There is no doubt that such centres of expertise help to create the climate that leads to the creation of innovative world-class companies, such as Cyclacel in Dundee and Wolfson in Edinburgh, which provide such exemplars of the Scottish Executive’s ‘Smart Successful Scotland’ strategy.
But, to be frank, there are far too few such examples of successful business creation from Scotland’s innovation base.
The business start-up and spin-off rates in Scotland stay stubbornly low, way behind similar-sized economies such as the West Midlands of England (which have twice as many start ups) or Massachusetts (which beats Scotland by a factor of four). So why is this? Well, one clue might lie elsewhere in the league tables of research quality. The tables for the disciplines of Economics and of Business and Management, for example, where Scotland’s performance is relatively poor. None of Scotland’s research centres scored more than 4 in research competency (compared with 13 centres in England with a 5 or 5*). In Business and Management, again no Scottish group scored better than a 4 (compared with 15 English centres at 5 or 5*).

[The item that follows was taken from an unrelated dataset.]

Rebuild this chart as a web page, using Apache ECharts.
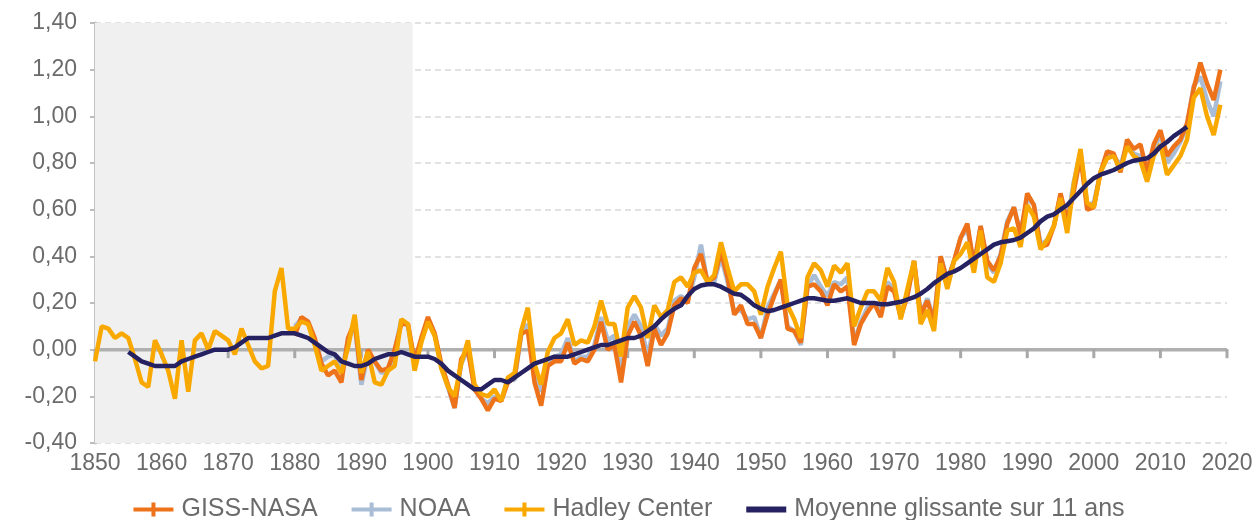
<!DOCTYPE html>
<html>
<head>
<meta charset="utf-8">
<script src="https://cdn.jsdelivr.net/npm/echarts@6/dist/echarts.min.js"></script>
<style>
html,body{margin:0;padding:0;background:#fff;}
#chart{width:1258px;height:520px;}
</style>
</head>
<body>
<div id="chart"></div>
<script>
// ---- data ----
const seriesNames = ['GISS-NASA', 'NOAA', 'Hadley Center', 'Moyenne glissante sur 11 ans'];
const yTicks = [-0.4, -0.2, 0, 0.2, 0.4, 0.6, 0.8, 1.0, 1.2, 1.4];
const xTicks = [1850, 1860, 1870, 1880, 1890, 1900, 1910, 1920, 1930, 1940, 1950, 1960, 1970, 1980, 1990, 2000, 2010, 2020];
const shadedYears = [1850, 1897.7];

const hadleyStart = 1850;
const hadley = [
 -0.05,0.10,0.09,0.05,0.07,0.05,-0.04,-0.14,-0.16,0.04,
 -0.02,-0.09,-0.21,0.04,-0.18,0.04,0.07,0.00,0.08,0.06,
 0.04,-0.02,0.09,0.02,-0.05,-0.08,-0.07,0.25,0.35,0.09,
 0.09,0.12,0.11,0.02,-0.09,-0.07,-0.05,-0.10,0.01,0.15,
 -0.10,-0.01,-0.14,-0.15,-0.09,-0.07,0.13,0.11,-0.09,0.03,
 0.12,0.06,-0.08,-0.16,-0.20,-0.06,0.04,-0.15,-0.19,-0.20,
 -0.17,-0.22,-0.12,-0.10,0.08,0.18,-0.06,-0.15,-0.01,0.05,
 0.07,0.13,0.02,0.04,0.03,0.10,0.21,0.11,0.11,-0.03,
 0.18,0.23,0.18,0.05,0.19,0.14,0.17,0.29,0.31,0.27,
 0.33,0.34,0.29,0.32,0.46,0.35,0.25,0.28,0.28,0.25,
 0.15,0.27,0.35,0.42,0.19,0.13,0.05,0.31,0.37,0.34,
 0.27,0.36,0.33,0.37,0.10,0.18,0.25,0.25,0.21,0.35,
 0.29,0.13,0.26,0.38,0.11,0.17,0.08,0.37,0.26,0.38,
 0.41,0.46,0.33,0.51,0.31,0.29,0.37,0.51,0.52,0.44,
 0.62,0.57,0.43,0.47,0.53,0.65,0.50,0.71,0.86,0.63,
 0.61,0.76,0.82,0.83,0.77,0.87,0.83,0.81,0.72,0.83,
 0.88,0.75,0.79,0.83,0.90,1.08,1.12,1.00,0.92,1.05
];

const gissStart = 1880;
const giss = [
 0.06,0.14,0.12,0.05,-0.06,-0.11,-0.09,-0.14,0.05,0.12,
 -0.13,0.00,-0.05,-0.09,-0.08,0.00,0.11,0.11,-0.05,0.05,
 0.14,0.07,-0.06,-0.15,-0.25,-0.04,0.00,-0.17,-0.21,-0.26,
 -0.21,-0.22,-0.14,-0.12,0.07,0.08,-0.14,-0.24,-0.07,-0.05,
 -0.05,0.03,-0.06,-0.04,-0.05,0.00,0.12,0.00,0.02,-0.14,
 0.06,0.12,0.06,-0.07,0.09,0.02,0.07,0.19,0.22,0.20,
 0.35,0.41,0.29,0.31,0.42,0.31,0.15,0.19,0.11,0.11,
 0.05,0.15,0.23,0.30,0.09,0.08,0.03,0.27,0.28,0.25,
 0.19,0.28,0.25,0.27,0.02,0.11,0.16,0.20,0.14,0.27,
 0.25,0.14,0.23,0.38,0.15,0.21,0.12,0.40,0.29,0.38,
 0.48,0.54,0.36,0.53,0.38,0.34,0.40,0.54,0.61,0.49,
 0.67,0.62,0.44,0.45,0.53,0.67,0.55,0.68,0.83,0.60,
 0.61,0.76,0.85,0.84,0.76,0.90,0.86,0.88,0.76,0.88,
 0.94,0.83,0.87,0.90,0.97,1.12,1.23,1.14,1.07,1.20
];

const noaaStart = 1880;
const noaa = [
 0.10,0.13,0.12,0.04,-0.05,-0.03,-0.02,-0.10,0.04,0.11,
 -0.15,-0.02,-0.05,-0.10,-0.09,-0.01,0.13,0.10,-0.06,0.04,
 0.13,0.07,-0.07,-0.16,-0.25,-0.06,0.00,-0.16,-0.21,-0.23,
 -0.20,-0.22,-0.13,-0.13,0.06,0.11,-0.11,-0.18,-0.05,-0.03,
 -0.02,0.05,-0.05,-0.03,-0.03,0.02,0.14,0.04,0.06,-0.10,
 0.10,0.15,0.10,-0.03,0.11,0.06,0.09,0.21,0.23,0.21,
 0.31,0.45,0.28,0.29,0.40,0.29,0.16,0.17,0.13,0.14,
 0.05,0.18,0.24,0.30,0.10,0.08,0.02,0.27,0.32,0.27,
 0.23,0.29,0.28,0.31,0.03,0.12,0.18,0.20,0.16,0.29,
 0.26,0.15,0.24,0.38,0.15,0.22,0.13,0.40,0.30,0.38,
 0.48,0.52,0.36,0.53,0.37,0.33,0.41,0.55,0.61,0.50,
 0.65,0.62,0.45,0.47,0.53,0.66,0.55,0.72,0.85,0.62,
 0.63,0.76,0.83,0.83,0.79,0.88,0.84,0.83,0.76,0.86,
 0.92,0.80,0.84,0.89,0.96,1.13,1.17,1.07,1.00,1.15
];

const avgStart = 1855;
const movingAvg = [
 -0.01,-0.03,-0.05,-0.06,-0.07,-0.07,-0.07,-0.07,-0.05,-0.04,
 -0.03,-0.02,-0.01,0.00,0.00,0.00,0.01,0.03,0.05,0.05,
 0.05,0.05,0.06,0.07,0.07,0.07,0.06,0.05,0.03,0.01,
 -0.01,-0.02,-0.05,-0.06,-0.07,-0.07,-0.06,-0.04,-0.03,-0.02,
 -0.02,-0.01,-0.02,-0.03,-0.03,-0.03,-0.04,-0.06,-0.09,-0.11,
 -0.13,-0.15,-0.17,-0.17,-0.15,-0.13,-0.13,-0.14,-0.12,-0.10,
 -0.08,-0.06,-0.05,-0.04,-0.03,-0.03,-0.03,-0.02,-0.01,0.00,
 0.01,0.02,0.02,0.03,0.04,0.05,0.05,0.06,0.08,0.10,
 0.13,0.155,0.175,0.19,0.23,0.26,0.275,0.28,0.28,0.27,
 0.255,0.24,0.235,0.215,0.19,0.175,0.165,0.17,0.18,0.19,
 0.20,0.21,0.22,0.22,0.215,0.21,0.21,0.215,0.22,0.21,
 0.20,0.20,0.20,0.195,0.195,0.20,0.205,0.215,0.225,0.24,
 0.26,0.285,0.305,0.325,0.335,0.35,0.37,0.39,0.41,0.43,
 0.45,0.46,0.465,0.47,0.48,0.50,0.52,0.55,0.57,0.58,
 0.60,0.62,0.65,0.68,0.71,0.735,0.75,0.76,0.77,0.785,
 0.80,0.81,0.815,0.82,0.84,0.87,0.89,0.915,0.935,0.955
];

// ---- build ----
function pairs(start, vals){ return vals.map((v,i)=>[start+i, v]); }
const colors = {giss:'#EE7219', noaa:'#A9BDD6', hadley:'#F9A800', avg:'#262262'};
const fmt = v => (Math.round(v*100)/100).toFixed(2).replace('.', ',');
const FONT = 'Liberation Sans, Arial, sans-serif';
const xMin = xTicks[0], xMax = xTicks[xTicks.length-1];
const yMin = yTicks[0], yMax = yTicks[yTicks.length-1];
const plusIcon = 'path://M0,5H40V9H0Z M18,0H22V14H18Z';

const chart = echarts.init(document.getElementById('chart'));
chart.setOption({
  animation:false,
  backgroundColor:'#ffffff',
  grid:{left:95, right:31, top:23, bottom:77, containLabel:false},
  legend:{
    top:492, left:'center', itemGap:34, itemWidth:40, itemHeight:14,
    textStyle:{fontFamily:FONT, fontSize:25, color:'#6b6b6b', padding:[0,0,0,3]},
    data:[
      {name:seriesNames[0], icon:plusIcon},
      {name:seriesNames[1], icon:plusIcon},
      {name:seriesNames[2], icon:plusIcon},
      {name:seriesNames[3], icon:'path://M0,4H40V10H0Z'}
    ]
  },
  xAxis:{
    type:'value', min:xMin, max:xMax, interval:10,
    axisLine:{show:false, onZero:false}, axisTick:{show:false}, splitLine:{show:false},
    axisLabel:{fontFamily:FONT, fontSize:23, color:'#6b6b6b', margin:9, showMinLabel:true, showMaxLabel:true,
      formatter: v => String(v)}
  },
  yAxis:{
    type:'value', min:yMin, max:yMax, interval:0.2,
    axisLine:{show:true, onZero:false, lineStyle:{color:'#c4c4c4', width:3}},
    axisTick:{show:true, length:5, lineStyle:{color:'#bdbdbd', width:2}},
    splitLine:{show:true, lineStyle:{color:'#e2e2e2', width:2, type:[6,4]}},
    axisLabel:{fontFamily:FONT, fontSize:23, color:'#6b6b6b', margin:18, formatter:fmt}
  },
  series:[
    {
      name:'shade', type:'line', data:[], silent:true, z:0,
      markArea:{silent:true, itemStyle:{color:'#f0f0f0'}, data:[[{xAxis:shadedYears[0]},{xAxis:shadedYears[1]}]]}
    },
    {
      name:'zeroAxis', type:'line', silent:true, z:1,
      data: xTicks.map(y => [y, 0]),
      showSymbol:true, symbol:'rect', symbolSize:[3,9], symbolOffset:[0,4],
      itemStyle:{color:'#a8a8a8'},
      lineStyle:{color:'#b0b0b0', width:3.5, type:'solid'}
    },
    {
      name:seriesNames[1], type:'line', data:pairs(noaaStart, noaa),
      showSymbol:false, symbol:'none', color:colors.noaa,
      lineStyle:{width:4.5, color:colors.noaa}, z:2
    },
    {
      name:seriesNames[0], type:'line', data:pairs(gissStart, giss),
      showSymbol:false, symbol:'none', color:colors.giss,
      lineStyle:{width:4.5, color:colors.giss}, z:3
    },
    {
      name:seriesNames[2], type:'line', data:pairs(hadleyStart, hadley),
      showSymbol:false, symbol:'none', color:colors.hadley,
      lineStyle:{width:4.5, color:colors.hadley}, z:4
    },
    {
      name:seriesNames[3], type:'line', data:pairs(avgStart, movingAvg),
      showSymbol:false, symbol:'none', color:colors.avg,
      lineStyle:{width:4.5, color:colors.avg}, z:5
    }
  ]
});
</script>
</body>
</html>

All this indicates that Scotland remains second rate in management skills. It is no secret that Sir George Mathewson, having totally failed to persuade Edinburgh University Management School to scale up to the task, is now planning to install an offshoot of the Harvard Business School at the RBS’s new headquarters at Gogarburn. It is still unknown whether the facilities will be made available beyond the bank’s needs.
There is no doubt that many more scientific and technological businesses could be created based on the impressive level of innovation within Scotland’s universities, but we should stop pretending that management skills can just be ‘picked up’ by otherwise skilled scientists and engineers. We need a much stronger base of people equipped with the key management skills to enable such businesses to be created and to grow successfully.
Scotland’s universities have a key role to play in providing these skills. They need to step up to the task.